GIVEN EXERCISE:
Your task is to copy the listing exactly, with the pictures left out.

DATA PROVIDED:

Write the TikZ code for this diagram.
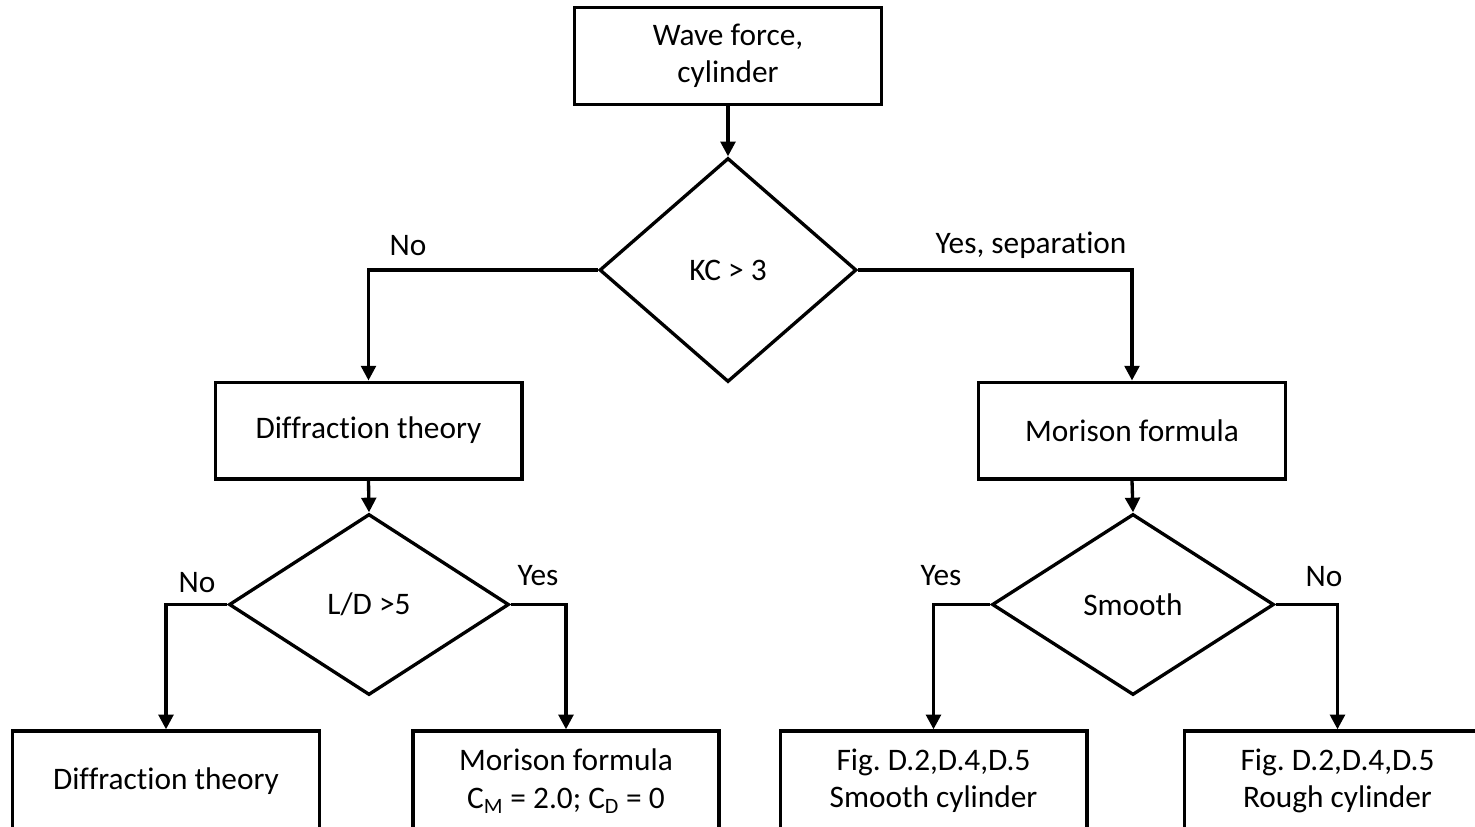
\documentclass[tikz,border=0pt]{standalone}
\usepackage{fontspec}
\setmainfont{Carlito}[Ligatures=NoCommon]
\usetikzlibrary{shapes.geometric,arrows.meta}
\frenchspacing
\begin{document}
\begin{tikzpicture}[x=0.75pt,y=-0.75pt,
  every node/.style={font=\fontsize{23.5}{28}\selectfont},
  box/.style={draw,line width=2.5pt,rectangle,inner sep=0pt,align=center,minimum width=230pt,minimum height=72.5pt},
  lowbox/.style={box,minimum height=75pt},
  decision/.style={draw,line width=2.5pt,diamond,inner sep=0pt,align=center},
  arr/.style={line width=2.5pt,-{Triangle[width=11pt,length=11pt]}},
  lbl/.style={inner sep=0pt}
]
\clip (0,0) rectangle (1475,826);
\fill[white] (0,0) rectangle (1475,826);
\node[box] (top) at (728,56) {Wave force,\\cylinder};
\node[decision,minimum width=192.75pt,minimum height=168pt] (kc) at (728,270) {KC > 3};
\node[box] (diff) at (368.5,430.5) {Diffraction theory};
\node[box] (mor) at (1132,430.5) {Morison formula};
\node[decision,minimum width=210pt,minimum height=135.75pt] (ld) at (369,604.5) {L/D >5};
\node[decision,minimum width=211.5pt,minimum height=135.75pt] (sm) at (1133,604.5) {Smooth};
\node[lowbox] (b1) at (166,781) {Diffraction theory};
\node[lowbox,minimum width=229.5pt] (b2) at (566,781) {Morison formula\\C\textsubscript{M} = 2.0; C\textsubscript{D} = 0};
\node[lowbox] (b3) at (933.5,781) {Fig. D.2,D.4,D.5\\Smooth cylinder};
\node[lowbox] (b4) at (1337.5,781) {Fig. D.2,D.4,D.5\\Rough cylinder};
\draw[arr] (top.south) -- (kc.north);
\draw[arr] (kc.west) -| (diff.north);
\draw[arr] (kc.east) -| (mor.north);
\draw[arr] (diff.south) -- (ld.north);
\draw[arr] (mor.south) -- (sm.north);
\draw[arr] (ld.west) -| (b1.north);
\draw[arr] (ld.east) -| (b2.north);
\draw[arr] (sm.west) -| (b3.north);
\draw[arr] (sm.east) -| (b4.north);
\node[lbl] (l1) at (408,246) {No};
\node[lbl] (l2) at (1031,245) {Yes, separation};
\node[lbl] (l3) at (197,583) {No};
\node[lbl] (l4) at (538,576) {Yes};
\node[lbl] (l5) at (941,576) {Yes};
\node[lbl] (l6) at (1324,577) {No};
\end{tikzpicture}
\end{document}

EXERCISE SOLUTION:
Write the TikZ code for this diagram.
\documentclass[tikz,border=0pt]{standalone}
\usepackage{fontspec}
\setmainfont{Carlito}[Ligatures=NoCommon]
\usetikzlibrary{shapes.geometric,arrows.meta}
\frenchspacing
\begin{document}
\begin{tikzpicture}[x=0.75pt,y=-0.75pt,
  every node/.style={font=\fontsize{23.5}{28}\selectfont},
  box/.style={draw,line width=2.5pt,rectangle,inner sep=0pt,align=center,minimum width=230pt,minimum height=72.5pt},
  lowbox/.style={box,minimum height=75pt},
  decision/.style={draw,line width=2.5pt,diamond,inner sep=0pt,align=center},
  arr/.style={line width=2.5pt,-{Triangle[width=11pt,length=11pt]}},
  lbl/.style={inner sep=0pt}
]
\clip (0,0) rectangle (1475,826);
\fill[white] (0,0) rectangle (1475,826);
\node[box] (top) at (728,56) {Wave force,\\cylinder};
\node[decision,minimum width=192.75pt,minimum height=168pt] (kc) at (728,270) {KC > 3};
\node[box] (diff) at (368.5,430.5) {Diffraction theory};
\node[box] (mor) at (1132,430.5) {Morison formula};
\node[decision,minimum width=210pt,minimum height=135.75pt] (ld) at (369,604.5) {L/D >5};
\node[decision,minimum width=211.5pt,minimum height=135.75pt] (sm) at (1133,604.5) {Smooth};
\node[lowbox] (b1) at (166,781) {Diffraction theory};
\node[lowbox,minimum width=229.5pt] (b2) at (566,781) {Morison formula\\C\textsubscript{M} = 2.0; C\textsubscript{D} = 0};
\node[lowbox] (b3) at (933.5,781) {Fig. D.2,D.4,D.5\\Smooth cylinder};
\node[lowbox] (b4) at (1337.5,781) {Fig. D.2,D.4,D.5\\Rough cylinder};
\draw[arr] (top.south) -- (kc.north);
\draw[arr] (kc.west) -| (diff.north);
\draw[arr] (kc.east) -| (mor.north);
\draw[arr] (diff.south) -- (ld.north);
\draw[arr] (mor.south) -- (sm.north);
\draw[arr] (ld.west) -| (b1.north);
\draw[arr] (ld.east) -| (b2.north);
\draw[arr] (sm.west) -| (b3.north);
\draw[arr] (sm.east) -| (b4.north);
\node[lbl] (l1) at (408,246) {No};
\node[lbl] (l2) at (1031,245) {Yes, separation};
\node[lbl] (l3) at (197,583) {No};
\node[lbl] (l4) at (538,576) {Yes};
\node[lbl] (l5) at (941,576) {Yes};
\node[lbl] (l6) at (1324,577) {No};
\end{tikzpicture}
\end{document}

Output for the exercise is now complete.